* Aim *
Where a line in the listing contains the string "matplotlib", copy that line out.

* Information provided *

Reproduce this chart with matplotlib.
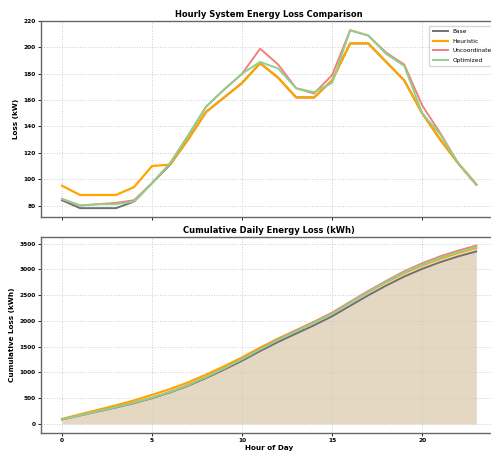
import numpy as np
import matplotlib
matplotlib.use("Agg")
import matplotlib.pyplot as plt

hours = list(range(24))

base = [84, 78, 78, 78, 83, 97, 111, 130, 151, 162, 173, 188,
        177, 162, 162, 175, 203, 203, 189, 175, 150, 130, 112, 96]
heuristic = [95, 88, 88, 88, 94, 110, 111, 130, 151, 162, 173, 188,
             177, 162, 162, 175, 203, 203, 189, 175, 150, 130, 112, 96]
uncoordinated = [85, 80, 81, 82, 84, 97, 112, 133, 155, 168, 180, 199,
                 187, 169, 165, 179, 213, 209, 196, 187, 156, 135, 112, 96]
optimized = [85, 80, 81, 81, 83, 97, 112, 133, 155, 168, 180, 189,
             184, 169, 166, 173, 213, 209, 195, 186, 150, 134, 112, 96]

series = [
    ("Base", base, "#707070", 1.4),
    ("Heuristic", heuristic, "#ffa500", 1.6),
    ("Uncoordinated", uncoordinated, "#f08080", 1.4),
    ("Optimized", optimized, "#90d08a", 1.4),
]

plt.rcParams["font.family"] = "DejaVu Sans"

fig = plt.figure(figsize=(4.91, 4.53), dpi=100)
ax1 = fig.add_axes([0.0841, 0.5216, 0.928, 0.432])
ax2 = fig.add_axes([0.0841, 0.0448, 0.928, 0.4327], sharex=ax1)

# hourly losses
for name, vals, color, lw in series:
    ax1.plot(hours, vals, color=color, linewidth=lw, label=name)
ax1.set_ylim(71.5, 220)
ax1.set_title("Hourly System Energy Loss Comparison", fontsize=6,
              fontweight="bold", pad=3)
ax1.set_ylabel("Loss (kW)", fontsize=5.2, fontweight="bold", labelpad=3)
leg = ax1.legend(loc="upper left", bbox_to_anchor=(0.845, 0.99),
                 prop={"size": 4.2}, handlelength=2.6, labelspacing=0.75,
                 borderpad=0.6, fancybox=True)
leg.get_frame().set_edgecolor("#cccccc")
plt.setp(ax1.get_xticklabels(), visible=False)

# cumulative losses
for name, vals, color, lw in series:
    cum = np.cumsum(vals)
    ax2.plot(hours, cum, color=color, linewidth=lw)
    ax2.fill_between(hours, 0, cum, color=color, alpha=0.11, linewidth=0)
ax2.set_title("Cumulative Daily Energy Loss (kWh)", fontsize=6,
              fontweight="bold", pad=3)
ax2.set_ylabel("Cumulative Loss (kWh)", fontsize=5.2, fontweight="bold",
               labelpad=3)
ax2.set_xlabel("Hour of Day", fontsize=5.2, fontweight="bold", labelpad=1)
ax2.set_xticks([0, 5, 10, 15, 20])

for ax in (ax1, ax2):
    ax.grid(True, linestyle=":", color="#cccccc", linewidth=0.7)
    ax.tick_params(labelsize=4.2, length=2, width=0.6, pad=2)
    for lbl in ax.get_xticklabels() + ax.get_yticklabels():
        lbl.set_fontweight("bold")
    for sp in ax.spines.values():
        sp.set_color("#666666")
        sp.set_linewidth(1.0)

fig.savefig("out.png", dpi=100)
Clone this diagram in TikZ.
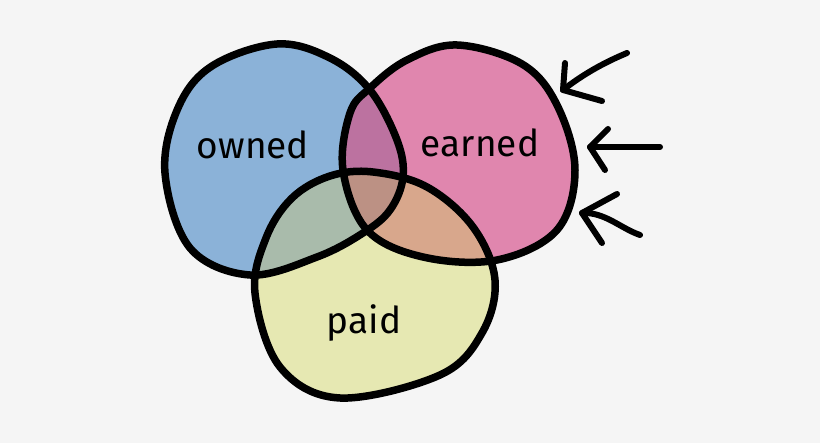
\documentclass[tikz,border=0pt]{standalone}
\usepackage{fontspec}
\setmainfont{Fira Sans}
\definecolor{bg}{HTML}{F5F5F5}
\definecolor{ownedc}{HTML}{8BB2D8}
\definecolor{earnedc}{HTML}{E086AE}
\definecolor{paidc}{HTML}{E6E8B2}
\definecolor{oec}{HTML}{BC72A0}
\definecolor{opc}{HTML}{A9BBAB}
\definecolor{epc}{HTML}{D8A78C}
\definecolor{allc}{HTML}{BC9184}

\begin{document}
\begin{tikzpicture}[x=1pt,y=-1pt,
  outline/.style={line width=7.5pt,line join=round},
  arrowline/.style={line width=6pt,line cap=round,line join=round},
  venntext/.style={font=\fontsize{37}{40}\selectfont}]
\fill[bg] (0,0) rectangle (820,443);
\def\ownedpath{plot[smooth cycle,tension=0.6] coordinates{(277,44) (330,58) (370,90) (397,140) (403,177) (390,210) (363,233) (317,257) (250,275) (190,248) (165,173) (178,108) (212,66)}}
\def\earnedpath{plot[smooth cycle,tension=0.6] coordinates{(457,45) (522,64) (557,105) (575,170) (557,230) (497,260) (423,257) (367,230) (343,170) (350,113) (370,88) (407,60)}}
\def\paidpath{plot[smooth cycle,tension=0.6] coordinates{(373,172) (427,187) (473,227) (495,280) (482,333) (440,375) (340,398) (280,367) (255,293) (266,238) (292,198) (330,176)}}
\fill[ownedc] \ownedpath;
\fill[earnedc] \earnedpath;
\fill[paidc] \paidpath;
\begin{scope}
\clip \ownedpath;
\fill[oec] \earnedpath;
\fill[opc] \paidpath;
\end{scope}
\begin{scope}
\clip \earnedpath;
\fill[epc] \paidpath;
\end{scope}
\begin{scope}
\clip \ownedpath;
\clip \earnedpath;
\fill[allc] \paidpath;
\end{scope}
\draw[outline] \ownedpath;
\draw[outline] \earnedpath;
\draw[outline] \paidpath;
\node[venntext] (owned) at (253,145) {owned};
\node[venntext] (earned) at (480,143) {earned};
\node[venntext] (paid) at (364,323) {paid};
\coordinate (tipa) at (563,90);
\coordinate (taila) at (627,53);
\coordinate (tipb) at (590,147);
\coordinate (tailb) at (660,147);
\coordinate (tipc) at (582,213);
\coordinate (tailc) at (640,235);
\draw[arrowline] (taila) .. controls (603,63) and (582,75) .. (tipa);
\draw[arrowline] (565,63) -- (tipa) -- (602,101);
\draw[arrowline] (tailb) -- (tipb);
\draw[arrowline] (608,129) -- (tipb) -- (605,170);
\draw[arrowline] (tailc) .. controls (620,228) and (605,212) .. (tipc);
\draw[arrowline] (617,194) -- (tipc) -- (602,243);
\end{tikzpicture}
\end{document}
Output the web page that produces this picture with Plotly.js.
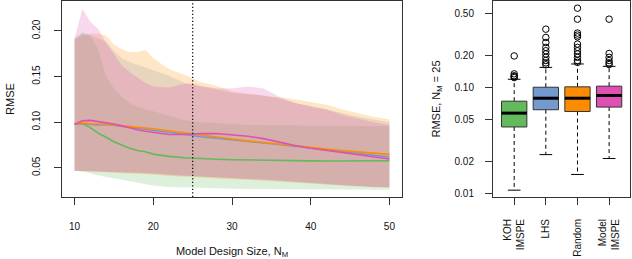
<!DOCTYPE html>
<html>
<head>
<meta charset="utf-8">
<script src="https://cdn.plot.ly/plotly-3.0.1.min.js"></script>
<style>html,body{margin:0;padding:0;background:#fff}#plot{width:632px;height:259px}</style>
</head>
<body>
<div id="plot"></div>
<script>
// ---------- Left panel data: RMSE vs model design size ----------
const designSizes = [10,11,12,13,14,15,16,17,18,19,20,22,24,25,26,28,30,32,34,36,38,40,42,44,46,48,50];

const kohMean   = [0.0978,0.0985,0.094,0.088,0.0835,0.0785,0.075,0.0715,0.069,0.0675,0.065,0.0625,0.061,0.0604,0.060,0.0594,0.0589,0.0585,0.0582,0.058,0.0578,0.0576,0.0575,0.0575,0.0576,0.0577,0.0578];
const kohUpper  = [0.1917,0.1986,0.195,0.180,0.150,0.137,0.128,0.121,0.117,0.114,0.112,0.107,0.102,0.101,0.100,0.099,0.098,0.097,0.097,0.0965,0.096,0.096,0.096,0.096,0.0958,0.0957,0.0956];
const kohLower  = [0.0468,0.046,0.044,0.0415,0.040,0.0385,0.037,0.0355,0.034,0.032,0.0305,0.029,0.028,0.0278,0.0276,0.0273,0.027,0.0268,0.0266,0.0265,0.0265,0.0264,0.0263,0.0262,0.0261,0.026,0.026];

const lhsMean   = [0.0978,0.0985,0.0975,0.097,0.0975,0.0965,0.0955,0.0945,0.0935,0.0925,0.0915,0.089,0.0865,0.0852,0.084,0.0825,0.081,0.079,0.0772,0.0755,0.0735,0.0715,0.0697,0.068,0.066,0.064,0.0618];
const lhsUpper  = [0.191,0.197,0.195,0.192,0.188,0.178,0.170,0.166,0.163,0.160,0.157,0.151,0.143,0.141,0.139,0.136,0.132,0.131,0.129,0.126,0.121,0.118,0.114,0.110,0.106,0.103,0.100];
const lhsLower  = [0.0468,0.0465,0.046,0.0458,0.0455,0.0452,0.0448,0.0445,0.0443,0.044,0.0437,0.042,0.0412,0.0408,0.0402,0.0392,0.0383,0.0376,0.037,0.0362,0.0348,0.0335,0.0322,0.031,0.0298,0.029,0.0285];

const randMean  = [0.0978,0.0992,0.098,0.098,0.098,0.097,0.096,0.095,0.094,0.0935,0.0928,0.0905,0.088,0.087,0.0855,0.0835,0.0815,0.0795,0.0777,0.076,0.0738,0.072,0.0705,0.069,0.0675,0.066,0.0647];
const randUpper = [0.191,0.195,0.197,0.197,0.195,0.185,0.180,0.177,0.177,0.179,0.170,0.158,0.152,0.148,0.144,0.140,0.134,0.131,0.129,0.127,0.125,0.122,0.119,0.114,0.110,0.106,0.103];
const randLower = [0.0468,0.0462,0.0455,0.045,0.0445,0.044,0.0438,0.0435,0.043,0.0427,0.0423,0.041,0.040,0.0395,0.039,0.0383,0.0375,0.0368,0.036,0.0352,0.034,0.0328,0.0315,0.0305,0.0295,0.0288,0.0283];

const modelMean  = [0.0978,0.1015,0.102,0.1008,0.0995,0.098,0.096,0.0935,0.0918,0.090,0.0888,0.0865,0.0865,0.087,0.0875,0.0876,0.0862,0.0845,0.082,0.078,0.0745,0.0715,0.069,0.0668,0.0645,0.062,0.0596];
const modelUpper = [0.192,0.224,0.210,0.202,0.187,0.175,0.162,0.155,0.149,0.143,0.139,0.138,0.142,0.142,0.140,0.137,0.137,0.139,0.137,0.128,0.121,0.117,0.114,0.108,0.104,0.100,0.097];
const modelLower = [0.0468,0.0466,0.0462,0.046,0.0458,0.0455,0.0452,0.045,0.0447,0.0445,0.044,0.0425,0.0415,0.041,0.0405,0.0395,0.0386,0.0378,0.0372,0.0365,0.035,0.0337,0.0325,0.0312,0.030,0.0292,0.0287];

const markedSize = 25;

// ---------- Right panel data: RMSE at N_M = 25 ----------
const methods      = ['KOH<br>IMSPE','LHS','Random','Model<br>IMSPE'];
const whiskerLow   = [0.0108,0.0234,0.0152,0.0215];
const boxQ1        = [0.0427,0.0621,0.0598,0.0658];
const boxMedian    = [0.0577,0.0798,0.0798,0.0847];
const boxQ3        = [0.0748,0.1013,0.1022,0.1037];
const whiskerHigh  = [0.1205,0.156,0.168,0.1596];
const outliersKOH    = [0.200,0.1355,0.1300,0.1277,0.125];
const outliersLHS    = [0.358,0.299,0.268,0.241,0.224,0.209,0.194,0.181,0.172,0.165];
const outliersRandom = [0.565,0.445,0.329,0.315,0.303,0.259,0.241,0.224,0.209,0.194,0.181,0.174];
const outliersModel  = [0.445,0.211,0.194,0.181,0.172,0.166];

// ---------- styling ----------
const colors = ['#62BA5C','#7399CF','#FF8C00','#E04FB4'];
function rgba(hex,a){const n=parseInt(hex.slice(1),16);return `rgba(${n>>16},${(n>>8)&255},${n&255},${a})`;}

const traces = [];
const bands = [[kohUpper,kohLower],[lhsUpper,lhsLower],[randUpper,randLower],[modelUpper,modelLower]];
bands.forEach((b,i)=>{
  traces.push({type:'scatter',mode:'lines',xaxis:'x',yaxis:'y',
    x: designSizes.concat(designSizes.slice().reverse()),
    y: b[0].concat(b[1].slice().reverse()),
    fill:'toself', fillcolor: rgba(colors[i],0.22), line:{width:0}, hoverinfo:'skip'});
});
const means = [kohMean,lhsMean,randMean,modelMean];
[0,1,2,3].forEach(i=>{
  traces.push({type:'scatter',mode:'lines',xaxis:'x',yaxis:'y',x:designSizes,y:means[i],
    line:{color:colors[i],width:1.6}});
});

const outliers = [outliersKOH,outliersLHS,outliersRandom,outliersModel];
const bw = 0.4, cw = 0.2;
methods.forEach((m,i)=>{
  const p = i+1;
  traces.push({type:'scatter',mode:'lines',xaxis:'x2',yaxis:'y2',
    x:[p,p,null,p,p], y:[boxQ3[i],whiskerHigh[i],null,boxQ1[i],whiskerLow[i]],
    line:{color:'#000',width:1,dash:'4px,3px'}});
  traces.push({type:'scatter',mode:'lines',xaxis:'x2',yaxis:'y2',
    x:[p-cw,p+cw,null,p-cw,p+cw], y:[whiskerHigh[i],whiskerHigh[i],null,whiskerLow[i],whiskerLow[i]],
    line:{color:'#000',width:1}});
  traces.push({type:'scatter',mode:'lines',xaxis:'x2',yaxis:'y2',
    x:[p-bw,p+bw,p+bw,p-bw,p-bw], y:[boxQ1[i],boxQ1[i],boxQ3[i],boxQ3[i],boxQ1[i]],
    fill:'toself', fillcolor:colors[i], line:{color:'#333',width:1}});
  traces.push({type:'scatter',mode:'lines',xaxis:'x2',yaxis:'y2',
    x:[p-bw,p+bw], y:[boxMedian[i],boxMedian[i]], line:{color:'#000',width:3}});
  traces.push({type:'scatter',mode:'markers',xaxis:'x2',yaxis:'y2',
    x:outliers[i].map(()=>p), y:outliers[i],
    marker:{symbol:'circle-open',size:6.5,color:'#000',line:{width:1}}});
});

const W=632;
const tickFont = {family:'Liberation Sans, Arial, sans-serif', size:10, color:'#111'};
const axBase = {showline:true, mirror:true, linecolor:'#333', linewidth:1, ticks:'outside', ticklen:7,
  tickcolor:'#333', showgrid:false, zeroline:false, tickfont:tickFont, fixedrange:true};

const layout = {
  width:632, height:259, margin:{l:0,r:0,t:1,b:62}, showlegend:false,
  paper_bgcolor:'#fff', plot_bgcolor:'#fff',
  font:{family:'Liberation Sans, Arial, sans-serif', size:10, color:'#111'},
  xaxis: Object.assign({}, axBase, {domain:[62/W,402/W], range:[8.4,51.6], tickvals:[10,20,30,40,50],
    ticklabelstandoff:13,
    title:{text:'Model Design Size, N<sub>M</sub>', font:{size:11}, standoff:16}}),
  yaxis: Object.assign({}, axBase, {domain:[0,1], range:[0.018,0.2328], tickvals:[0.05,0.10,0.15,0.20],
    ticktext:['0.05','0.10','0.15','0.20'], tickangle:-90, ticklabelstandoff:10,
    title:{text:'RMSE', font:{size:11}, standoff:14}}),
  xaxis2: Object.assign({}, axBase, {domain:[493/W,630/W], range:[0.33,4.66], tickvals:[1,2,3,4],
    ticktext:methods, tickangle:-90, anchor:'y2', ticklabelstandoff:10}),
  yaxis2: Object.assign({}, axBase, {domain:[0,1], type:'log', range:[-2.031,-0.18], anchor:'x2',
    tickvals:[0.01,0.02,0.05,0.1,0.2,0.5], ticktext:['0.01','0.02','0.05','0.10','0.20','0.50'],
    ticklabelstandoff:9,
    title:{text:'RMSE, N<sub>M</sub> = 25', font:{size:11}, standoff:11}}),
  shapes:[{type:'line', xref:'x', yref:'y domain', x0:markedSize, x1:markedSize, y0:0, y1:1,
    line:{color:'#111', width:1.3, dash:'1.3px,2.2px'}}]
};

Plotly.newPlot('plot', traces, layout, {staticPlot:true, displayModeBar:false});
</script>
</body>
</html>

* Solution below *
Reproduce this chart with matplotlib.
import matplotlib
matplotlib.use("Agg")
import matplotlib.pyplot as plt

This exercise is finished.